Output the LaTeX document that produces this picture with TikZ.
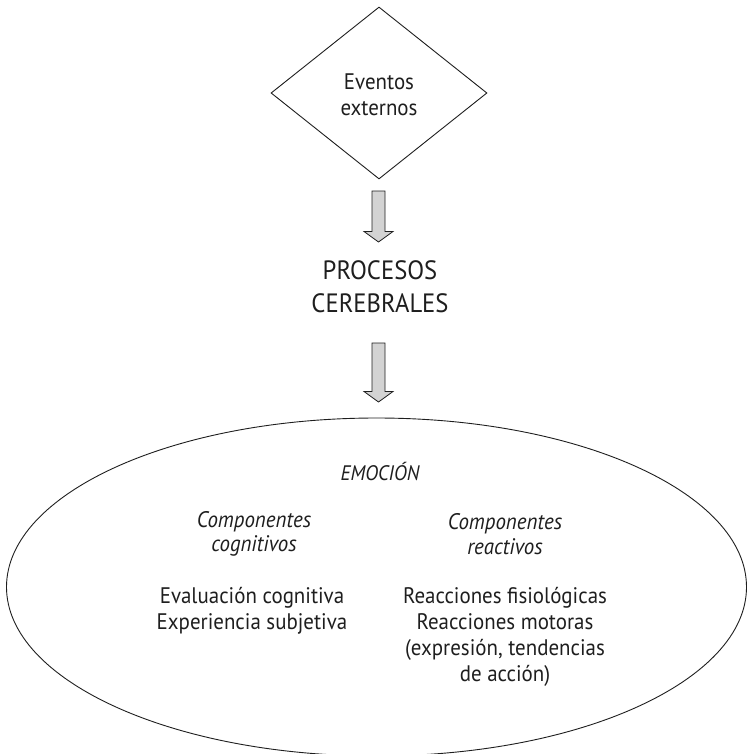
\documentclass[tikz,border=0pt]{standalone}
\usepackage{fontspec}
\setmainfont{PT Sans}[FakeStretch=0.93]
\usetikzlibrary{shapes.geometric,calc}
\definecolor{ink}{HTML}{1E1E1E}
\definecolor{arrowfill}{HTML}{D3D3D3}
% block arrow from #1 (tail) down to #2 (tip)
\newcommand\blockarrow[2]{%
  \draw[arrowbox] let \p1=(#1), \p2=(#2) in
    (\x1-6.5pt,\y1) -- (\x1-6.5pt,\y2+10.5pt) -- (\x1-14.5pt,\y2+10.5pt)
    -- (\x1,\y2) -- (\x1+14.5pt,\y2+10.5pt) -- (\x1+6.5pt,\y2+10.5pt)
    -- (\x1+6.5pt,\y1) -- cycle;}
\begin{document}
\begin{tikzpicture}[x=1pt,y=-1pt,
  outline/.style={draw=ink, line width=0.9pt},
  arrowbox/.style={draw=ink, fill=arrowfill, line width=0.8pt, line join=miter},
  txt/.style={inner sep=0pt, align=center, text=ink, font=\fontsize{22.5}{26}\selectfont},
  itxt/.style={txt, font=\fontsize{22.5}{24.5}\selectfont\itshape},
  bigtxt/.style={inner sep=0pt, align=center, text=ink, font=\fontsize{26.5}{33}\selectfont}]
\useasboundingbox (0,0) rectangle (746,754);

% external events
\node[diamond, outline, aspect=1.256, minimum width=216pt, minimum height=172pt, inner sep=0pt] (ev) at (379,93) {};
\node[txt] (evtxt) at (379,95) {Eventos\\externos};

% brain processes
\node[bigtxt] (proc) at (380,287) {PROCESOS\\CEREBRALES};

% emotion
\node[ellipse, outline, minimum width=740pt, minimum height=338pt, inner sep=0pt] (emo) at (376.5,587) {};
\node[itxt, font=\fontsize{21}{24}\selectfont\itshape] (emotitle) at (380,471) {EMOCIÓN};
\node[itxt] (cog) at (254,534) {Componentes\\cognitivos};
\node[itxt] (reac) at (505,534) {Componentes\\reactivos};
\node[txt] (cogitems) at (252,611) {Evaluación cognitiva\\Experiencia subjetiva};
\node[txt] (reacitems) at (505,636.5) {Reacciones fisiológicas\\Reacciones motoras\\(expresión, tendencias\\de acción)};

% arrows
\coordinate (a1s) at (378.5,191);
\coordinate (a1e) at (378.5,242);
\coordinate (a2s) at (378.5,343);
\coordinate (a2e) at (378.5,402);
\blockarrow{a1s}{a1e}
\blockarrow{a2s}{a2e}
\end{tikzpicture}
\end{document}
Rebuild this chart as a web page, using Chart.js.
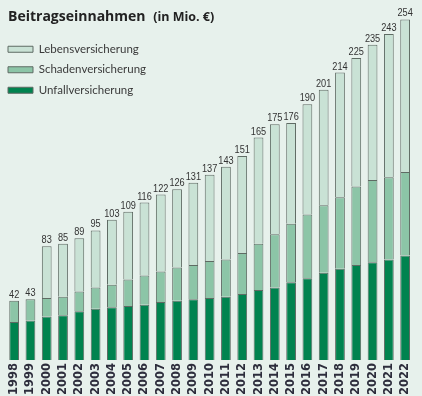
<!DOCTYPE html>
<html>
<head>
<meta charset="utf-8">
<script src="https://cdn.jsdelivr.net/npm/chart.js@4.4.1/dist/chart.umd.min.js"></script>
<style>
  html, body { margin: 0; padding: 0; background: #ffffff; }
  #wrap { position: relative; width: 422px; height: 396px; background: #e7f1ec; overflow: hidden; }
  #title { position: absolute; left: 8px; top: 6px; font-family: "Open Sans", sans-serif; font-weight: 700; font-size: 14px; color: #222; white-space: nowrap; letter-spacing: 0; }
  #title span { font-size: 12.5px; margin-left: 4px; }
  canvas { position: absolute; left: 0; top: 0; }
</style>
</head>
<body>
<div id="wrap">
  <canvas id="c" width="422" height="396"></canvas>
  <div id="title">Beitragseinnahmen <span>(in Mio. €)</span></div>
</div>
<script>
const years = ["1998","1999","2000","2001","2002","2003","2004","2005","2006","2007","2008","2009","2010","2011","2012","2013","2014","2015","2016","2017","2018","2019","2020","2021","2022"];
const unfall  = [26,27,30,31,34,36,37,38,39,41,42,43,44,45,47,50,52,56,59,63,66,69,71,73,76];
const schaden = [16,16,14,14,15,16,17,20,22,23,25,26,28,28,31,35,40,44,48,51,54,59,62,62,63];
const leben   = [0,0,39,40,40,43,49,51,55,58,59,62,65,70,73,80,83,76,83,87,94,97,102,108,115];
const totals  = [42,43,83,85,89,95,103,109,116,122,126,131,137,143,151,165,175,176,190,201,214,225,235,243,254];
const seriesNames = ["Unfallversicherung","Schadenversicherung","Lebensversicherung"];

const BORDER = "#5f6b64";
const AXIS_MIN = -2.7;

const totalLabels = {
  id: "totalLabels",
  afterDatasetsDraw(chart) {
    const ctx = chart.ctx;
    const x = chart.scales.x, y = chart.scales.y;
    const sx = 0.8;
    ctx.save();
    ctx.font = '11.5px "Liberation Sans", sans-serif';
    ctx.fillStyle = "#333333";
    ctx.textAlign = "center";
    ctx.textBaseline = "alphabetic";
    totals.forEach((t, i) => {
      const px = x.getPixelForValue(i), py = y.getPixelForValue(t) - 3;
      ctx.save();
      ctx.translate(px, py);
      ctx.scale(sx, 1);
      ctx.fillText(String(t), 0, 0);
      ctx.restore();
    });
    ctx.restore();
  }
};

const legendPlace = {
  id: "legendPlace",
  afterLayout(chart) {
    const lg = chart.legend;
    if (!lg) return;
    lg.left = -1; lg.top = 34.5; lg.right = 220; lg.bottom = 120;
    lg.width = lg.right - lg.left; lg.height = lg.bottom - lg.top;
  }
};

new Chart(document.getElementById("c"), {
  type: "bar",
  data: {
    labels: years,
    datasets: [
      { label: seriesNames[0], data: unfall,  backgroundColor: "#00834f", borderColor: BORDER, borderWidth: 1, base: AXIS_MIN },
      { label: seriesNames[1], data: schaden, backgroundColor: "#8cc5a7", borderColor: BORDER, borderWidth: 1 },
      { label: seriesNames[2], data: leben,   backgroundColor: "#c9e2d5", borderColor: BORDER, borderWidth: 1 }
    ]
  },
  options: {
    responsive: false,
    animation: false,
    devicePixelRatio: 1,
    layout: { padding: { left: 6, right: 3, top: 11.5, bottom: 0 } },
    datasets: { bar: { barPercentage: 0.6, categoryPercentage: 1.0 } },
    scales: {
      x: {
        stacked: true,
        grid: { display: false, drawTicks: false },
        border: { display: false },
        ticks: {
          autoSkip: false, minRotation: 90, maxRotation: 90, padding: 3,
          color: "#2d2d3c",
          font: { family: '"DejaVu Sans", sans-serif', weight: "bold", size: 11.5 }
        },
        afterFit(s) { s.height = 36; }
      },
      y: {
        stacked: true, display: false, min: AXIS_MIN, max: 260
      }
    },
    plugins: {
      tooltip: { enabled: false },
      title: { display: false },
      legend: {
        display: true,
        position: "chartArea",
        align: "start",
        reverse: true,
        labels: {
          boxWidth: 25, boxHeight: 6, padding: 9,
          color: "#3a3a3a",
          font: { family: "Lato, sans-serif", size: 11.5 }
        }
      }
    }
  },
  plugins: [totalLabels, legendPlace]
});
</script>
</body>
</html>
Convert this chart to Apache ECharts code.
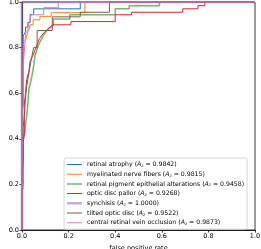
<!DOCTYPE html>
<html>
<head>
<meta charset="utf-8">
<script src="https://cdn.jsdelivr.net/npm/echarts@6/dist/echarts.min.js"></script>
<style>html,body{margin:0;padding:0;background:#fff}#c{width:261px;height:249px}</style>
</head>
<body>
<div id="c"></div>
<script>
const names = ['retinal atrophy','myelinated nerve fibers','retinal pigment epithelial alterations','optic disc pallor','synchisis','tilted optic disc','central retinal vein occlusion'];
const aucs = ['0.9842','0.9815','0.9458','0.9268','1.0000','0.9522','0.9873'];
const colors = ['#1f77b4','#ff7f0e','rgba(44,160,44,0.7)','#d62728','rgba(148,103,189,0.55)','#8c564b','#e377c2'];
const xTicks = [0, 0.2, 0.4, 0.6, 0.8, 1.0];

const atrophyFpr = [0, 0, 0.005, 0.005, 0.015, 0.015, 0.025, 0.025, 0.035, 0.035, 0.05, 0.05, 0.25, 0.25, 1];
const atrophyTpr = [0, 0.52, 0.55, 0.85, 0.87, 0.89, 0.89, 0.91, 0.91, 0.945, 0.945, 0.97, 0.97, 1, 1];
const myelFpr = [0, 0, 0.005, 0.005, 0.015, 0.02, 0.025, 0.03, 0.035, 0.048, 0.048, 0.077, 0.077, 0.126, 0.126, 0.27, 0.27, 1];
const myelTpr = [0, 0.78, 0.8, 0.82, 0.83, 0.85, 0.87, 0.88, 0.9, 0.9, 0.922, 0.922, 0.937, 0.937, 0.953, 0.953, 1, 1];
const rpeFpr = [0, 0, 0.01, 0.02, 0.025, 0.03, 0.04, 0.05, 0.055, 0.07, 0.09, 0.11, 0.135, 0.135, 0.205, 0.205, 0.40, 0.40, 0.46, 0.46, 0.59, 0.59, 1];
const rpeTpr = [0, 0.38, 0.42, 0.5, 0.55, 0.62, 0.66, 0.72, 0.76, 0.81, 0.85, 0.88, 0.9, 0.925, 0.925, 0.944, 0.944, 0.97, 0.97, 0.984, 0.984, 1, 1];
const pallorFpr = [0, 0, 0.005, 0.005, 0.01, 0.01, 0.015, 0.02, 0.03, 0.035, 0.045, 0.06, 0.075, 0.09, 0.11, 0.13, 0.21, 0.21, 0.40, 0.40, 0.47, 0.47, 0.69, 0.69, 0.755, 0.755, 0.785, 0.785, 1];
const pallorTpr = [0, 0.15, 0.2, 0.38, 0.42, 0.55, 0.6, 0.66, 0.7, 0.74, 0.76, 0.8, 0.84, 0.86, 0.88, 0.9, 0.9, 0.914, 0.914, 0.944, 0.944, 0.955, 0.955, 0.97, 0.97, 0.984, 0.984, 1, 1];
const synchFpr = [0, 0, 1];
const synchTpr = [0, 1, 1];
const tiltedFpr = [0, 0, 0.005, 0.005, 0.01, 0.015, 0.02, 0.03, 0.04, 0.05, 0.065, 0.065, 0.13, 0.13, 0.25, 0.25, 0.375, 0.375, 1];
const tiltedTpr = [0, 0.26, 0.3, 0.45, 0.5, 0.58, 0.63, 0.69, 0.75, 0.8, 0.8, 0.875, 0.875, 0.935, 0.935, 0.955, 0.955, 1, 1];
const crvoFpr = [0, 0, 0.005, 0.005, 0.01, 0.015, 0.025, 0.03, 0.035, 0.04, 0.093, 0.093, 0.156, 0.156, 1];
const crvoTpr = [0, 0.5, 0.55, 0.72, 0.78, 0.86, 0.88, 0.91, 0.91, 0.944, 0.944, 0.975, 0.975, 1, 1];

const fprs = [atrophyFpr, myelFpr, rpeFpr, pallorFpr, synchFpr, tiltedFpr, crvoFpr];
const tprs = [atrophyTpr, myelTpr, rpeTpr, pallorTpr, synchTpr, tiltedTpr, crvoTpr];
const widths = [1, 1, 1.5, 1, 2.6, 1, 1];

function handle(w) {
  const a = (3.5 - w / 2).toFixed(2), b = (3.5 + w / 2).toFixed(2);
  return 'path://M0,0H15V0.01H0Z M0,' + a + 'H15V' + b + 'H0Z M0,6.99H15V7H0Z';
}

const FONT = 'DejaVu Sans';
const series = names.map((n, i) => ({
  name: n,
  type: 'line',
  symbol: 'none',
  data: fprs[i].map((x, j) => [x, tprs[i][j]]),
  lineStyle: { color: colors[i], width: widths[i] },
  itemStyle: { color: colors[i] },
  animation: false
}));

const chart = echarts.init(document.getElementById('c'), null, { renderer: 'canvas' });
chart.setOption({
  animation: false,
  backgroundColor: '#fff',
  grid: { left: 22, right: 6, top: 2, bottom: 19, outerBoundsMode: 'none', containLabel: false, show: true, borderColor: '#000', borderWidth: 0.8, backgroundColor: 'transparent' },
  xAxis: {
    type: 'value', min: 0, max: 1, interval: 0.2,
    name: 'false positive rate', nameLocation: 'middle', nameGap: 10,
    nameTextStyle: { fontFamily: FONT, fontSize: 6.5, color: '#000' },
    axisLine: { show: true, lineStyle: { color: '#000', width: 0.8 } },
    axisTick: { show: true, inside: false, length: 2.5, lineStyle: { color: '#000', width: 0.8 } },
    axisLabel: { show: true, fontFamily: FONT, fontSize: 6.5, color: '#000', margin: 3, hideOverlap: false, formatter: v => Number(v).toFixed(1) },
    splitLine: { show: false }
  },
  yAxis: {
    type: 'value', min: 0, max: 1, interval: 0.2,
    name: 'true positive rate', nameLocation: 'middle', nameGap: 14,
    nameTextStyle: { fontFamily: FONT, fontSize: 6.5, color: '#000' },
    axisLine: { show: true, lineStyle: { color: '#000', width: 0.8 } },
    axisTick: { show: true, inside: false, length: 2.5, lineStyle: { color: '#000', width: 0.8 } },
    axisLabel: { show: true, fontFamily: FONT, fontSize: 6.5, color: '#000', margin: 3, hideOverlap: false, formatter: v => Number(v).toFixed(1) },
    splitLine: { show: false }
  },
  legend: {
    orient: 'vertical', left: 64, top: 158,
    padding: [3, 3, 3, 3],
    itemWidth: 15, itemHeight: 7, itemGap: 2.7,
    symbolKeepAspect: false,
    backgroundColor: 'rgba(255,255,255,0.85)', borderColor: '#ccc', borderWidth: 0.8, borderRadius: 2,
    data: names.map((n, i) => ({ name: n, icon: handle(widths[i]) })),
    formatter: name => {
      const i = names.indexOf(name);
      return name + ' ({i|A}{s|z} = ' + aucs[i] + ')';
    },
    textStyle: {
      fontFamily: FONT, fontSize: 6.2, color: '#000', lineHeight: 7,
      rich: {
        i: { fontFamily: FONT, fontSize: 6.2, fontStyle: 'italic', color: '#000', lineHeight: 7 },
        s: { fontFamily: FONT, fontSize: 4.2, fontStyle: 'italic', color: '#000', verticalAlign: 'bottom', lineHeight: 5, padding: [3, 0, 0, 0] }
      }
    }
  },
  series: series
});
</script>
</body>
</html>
#####
SHORT EXERCISE = Every line holding "this" should be copied out.

SOLUTION =
Output the LaTeX document that produces this picture with TikZ.
Rebuild this chart as a web page, using Chart.js.
Convert this chart to Apache ECharts code.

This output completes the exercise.